_WORK TO DO_
Start with the line that contains "Convert this chart to matplotlib code." and end with the line that contains "11.67, 9.73, 9.1]"; retype those lines and the ones between them exactly, without any pictures.

★ ★ ★ ★

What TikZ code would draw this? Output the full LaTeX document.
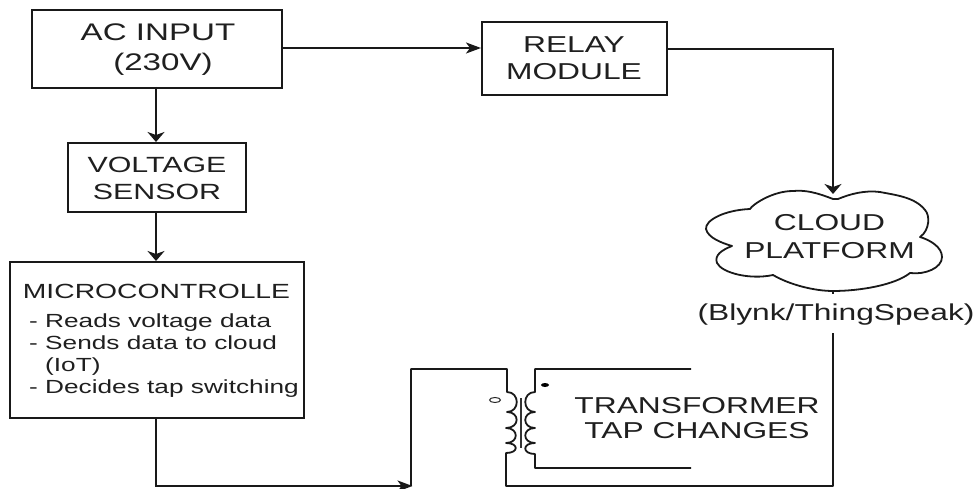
\documentclass[tikz,border=0pt]{standalone}
\usepackage{fontspec}
\setmainfont[FakeStretch=1.38]{Liberation Sans}
\usetikzlibrary{arrows.meta,positioning}
\tikzset{
  box/.style={draw=black!90,line width=2.1pt,inner sep=0pt,anchor=north west},
  lbl/.style={font=\fontsize{23}{28}\selectfont,align=center,inner sep=0pt,text=black!88},
  wire/.style={line width=1.8pt,draw=black!90},
  arrh/.style={wire,-{Stealth[length=15pt,width=11pt,inset=4pt]}},
  arrv/.style={wire,-{Stealth[length=10pt,width=17pt,inset=3pt]}},
  small/.style={font=\fontsize{19}{22}\selectfont,align=left,inner sep=0pt,anchor=north west,text=black!88}
}
\begin{document}
\begin{tikzpicture}[x=1pt,y=-1pt]
\useasboundingbox (0,0) rectangle (979,489);
\node[box,minimum width=250pt,minimum height=78pt] (ac) at (31,9) {};
\node[lbl,font=\fontsize{24}{30}\selectfont] (act) at (158,50) {AC INPUT\\\hspace*{10pt}(230V)};
\node[box,minimum width=185pt,minimum height=73pt] (relay) at (481,21) {};
\node[lbl,font=\fontsize{23}{27}\selectfont] (relayt) at (574,58.5) {RELAY\\MODULE};
\node[box,minimum width=178pt,minimum height=69pt] (vs) at (67,142) {};
\node[lbl,font=\fontsize{22}{27}\selectfont] (vst) at (157,178.5) {VOLTAGE\\SENSOR};
\node[box,minimum width=294pt,minimum height=156pt] (mcu) at (9,261) {};
\node[font=\fontsize{20.5}{24}\selectfont,inner sep=0pt,text=black!88] (mcut) at (156.5,291) {MICROCONTROLLE};
\node[small] (mcub) at (29,313.5) {- Reads voltage data\\- Sends data to cloud\\\phantom{- }(IoT)\\- Decides tap switching};
\draw[wire,line join=round] (833,199)
  .. controls (815,192) and (805,190) .. (793,191)
  .. controls (772,191) and (752,205) .. (750,209)
  .. controls (725,210) and (705,220) .. (706,229)
  .. controls (708,238) and (722,243) .. (732,246)
  .. controls (722,250) and (714,255) .. (717,263)
  .. controls (722,273) and (750,280) .. (773,275)
  .. controls (790,285) and (815,291) .. (833,291)
  .. controls (860,291) and (895,285) .. (910,273)
  .. controls (925,275) and (942,268) .. (942,257)
  .. controls (942,247) and (930,240) .. (920,237)
  .. controls (930,230) and (930,215) .. (925,210)
  .. controls (915,197) and (895,195) .. (880,192)
  .. controls (865,190) and (850,194) .. (838,199) -- cycle;
\coordinate (cloudtop) at (833,194);
\coordinate (cloudbot) at (833,291);
\node[lbl] (cloudt) at (829.5,237) {CLOUD\\PLATFORM};
\node[font=\fontsize{23}{28}\selectfont,inner sep=0pt,text=black!88] (blynk) at (836,314.5) {(Blynk/ThingSpeak)};
\coordinate (stub) at (833,294);
\draw[wire] (cloudbot) -- (stub);
\node[lbl,font=\fontsize{23}{25}\selectfont] (tt) at (697,418.5) {TRANSFORMER\\TAP CHANGES};
\coordinate (acout) at (281,48);
\coordinate (relayin) at (481,48);
\draw[arrh] (acout) -- (relayin);
\coordinate (relayout) at (666,49);
\draw[arrv] (relayout) -| (cloudtop);
\coordinate (acb) at (156,87);
\coordinate (vstop) at (156,142);
\draw[arrv] (acb) -- (vstop);
\coordinate (vsb) at (156,211);
\coordinate (mcuta) at (156,261);
\draw[arrv] (vsb) -- (mcuta);
\coordinate (mcubo) at (156,417);
\coordinate (bl) at (156,486);
\coordinate (tin) at (412.5,486);
\draw[arrh] (mcubo) -- (bl) -- (tin);
% primary
\draw[wire,line join=round] (411,486) -- (411,369) -- (507,369) -- (507,392)
  .. controls (520,392) and (520,412) .. (507,412)
  .. controls (520,412) and (520,428) .. (506,428)
  .. controls (519,428) and (519,443) .. (506,443)
  .. controls (519,443) and (519,453) .. (506,453)
  -- (506,486) -- (833,486) -- (833,333);
% secondary
\draw[wire,line join=round] (691,369) -- (535,369) -- (535,392)
  .. controls (522,392) and (522,412) .. (535,412)
  .. controls (522,412) and (522,428) .. (535,428)
  .. controls (522,428) and (522,443) .. (535,443)
  .. controls (522,443) and (522,454) .. (535,454)
  -- (535,468) -- (691,468);
\draw[line width=1.1pt,black!80] (521,398) -- (521,448);
\fill[black] (545,385) ellipse (4pt and 2pt);
\draw[line width=1pt,black!85] (495,400) ellipse (5.5pt and 2.5pt);
\end{tikzpicture}
\end{document}
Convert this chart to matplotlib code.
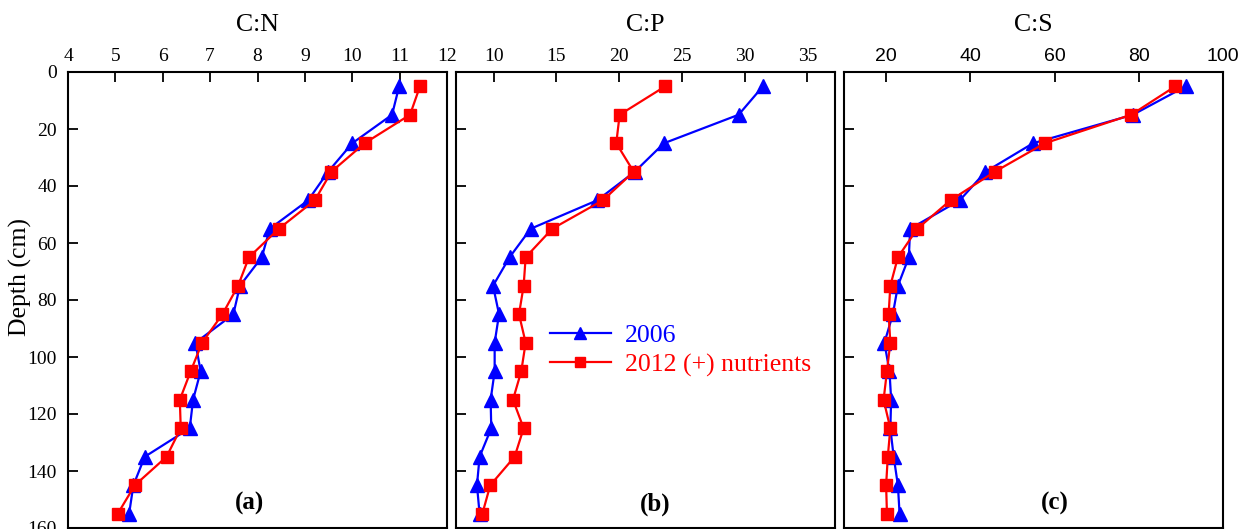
import matplotlib
matplotlib.use('Agg')
import matplotlib.pyplot as plt

plt.rcParams['font.family'] = 'Liberation Serif'

depth = [5, 15, 25, 35, 45, 55, 65, 75, 85, 95, 105, 115, 125, 135, 145, 155]

cn_2006 = [10.99, 10.84, 10.0, 9.49, 9.07, 8.26, 8.09, 7.63, 7.49, 6.69, 6.80, 6.64, 6.57, 5.62, 5.38, 5.29]
cn_2012 = [11.43, 11.22, 10.26, 9.56, 9.21, 8.45, 7.82, 7.59, 7.26, 6.83, 6.59, 6.36, 6.38, 6.08, 5.41, 5.05]

cp_2006 = [31.46, 29.52, 23.57, 21.24, 18.26, 12.95, 11.27, 9.95, 10.43, 10.08, 10.08, 9.76, 9.81, 8.88, 8.67, 8.88]
cp_2012 = [23.68, 20.04, 19.77, 21.16, 18.71, 14.67, 12.55, 12.39, 12.02, 12.55, 12.2, 11.54, 12.39, 11.67, 9.73, 9.1]

cs_2006 = [91.2, 78.6, 54.9, 43.6, 37.5, 25.7, 25.4, 22.8, 21.6, 19.6, 20.8, 21.2, 21.0, 21.8, 22.8, 23.2]
cs_2012 = [88.7, 78.2, 57.7, 45.8, 35.3, 27.4, 22.8, 21.0, 20.6, 21.0, 20.2, 19.4, 21.0, 20.4, 20.0, 20.2]

titles = ['C:N', 'C:P', 'C:S']
tags = ['(a)', '(b)', '(c)']
xlims = [(4, 12), (7, 37.2), (10, 100)]
xticks = [list(range(4, 13)), [10, 15, 20, 25, 30, 35], [20, 40, 60, 80, 100]]
tag_x = [0.48, 0.525, 0.556]

fig = plt.figure(figsize=(12.39, 5.29), dpi=100)
W, H = 1239, 529
lefts = [68, 456, 844]
ax_w = 379
bottom = 1
top = 72

series = [(cn_2006, cn_2012), (cp_2006, cp_2012), (cs_2006, cs_2012)]

axes = []
for k in range(3):
    ax = fig.add_axes([lefts[k] / W, bottom / H, ax_w / W, (H - top - bottom) / H])
    axes.append(ax)
    b, r = series[k]
    ax.plot(b, depth, color='#0000ff', marker='^', ms=10, lw=1.6, label='2006')
    ax.plot(r, depth, color='#ff0000', marker='s', ms=8.5, lw=1.6, label='2012 (+) nutrients')
    ax.set_xlim(*xlims[k])
    ax.set_ylim(160, 0)
    ax.set_xticks(xticks[k])
    ax.set_yticks(range(0, 161, 20))
    ax.xaxis.tick_top()
    ax.tick_params(axis='both', direction='in', length=7, width=1.3,
                   labelsize=14, pad=5)
    ax.tick_params(axis='y', pad=8)
    if k > 0:
        ax.set_yticklabels([])
    for sp in ax.spines.values():
        sp.set_linewidth(1.5)
    if k == 2:
        for lab in ax.get_xticklabels():
            lab.set_fontfamily('Liberation Sans')
    ax.text(0.5, 1.103, titles[k], transform=ax.transAxes, ha='center',
            va='center', fontsize=18.5)
    ax.text(tag_x[k], 0.053, tags[k], transform=ax.transAxes, ha='center',
            va='center', fontsize=18, fontweight='bold')

axes[1].legend(loc='center left', bbox_to_anchor=(0.248, 0.39), frameon=False,
               fontsize=18.5, handlelength=2.37, handletextpad=0.55,
               labelspacing=0.25, borderpad=0, borderaxespad=0,
               markerscale=0.85, labelcolor='linecolor')

fig.text(20 / W, 1 - 277 / H, 'Depth (cm)', rotation=90, ha='center',
         va='center', fontsize=18.5)

plt.savefig('out.png', dpi=100)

★ ★ ★ ★

_RESULT OF THE EXERCISE_
Convert this chart to matplotlib code.
import matplotlib
matplotlib.use('Agg')
import matplotlib.pyplot as plt

plt.rcParams['font.family'] = 'Liberation Serif'

depth = [5, 15, 25, 35, 45, 55, 65, 75, 85, 95, 105, 115, 125, 135, 145, 155]

cn_2006 = [10.99, 10.84, 10.0, 9.49, 9.07, 8.26, 8.09, 7.63, 7.49, 6.69, 6.80, 6.64, 6.57, 5.62, 5.38, 5.29]
cn_2012 = [11.43, 11.22, 10.26, 9.56, 9.21, 8.45, 7.82, 7.59, 7.26, 6.83, 6.59, 6.36, 6.38, 6.08, 5.41, 5.05]

cp_2006 = [31.46, 29.52, 23.57, 21.24, 18.26, 12.95, 11.27, 9.95, 10.43, 10.08, 10.08, 9.76, 9.81, 8.88, 8.67, 8.88]
cp_2012 = [23.68, 20.04, 19.77, 21.16, 18.71, 14.67, 12.55, 12.39, 12.02, 12.55, 12.2, 11.54, 12.39, 11.67, 9.73, 9.1]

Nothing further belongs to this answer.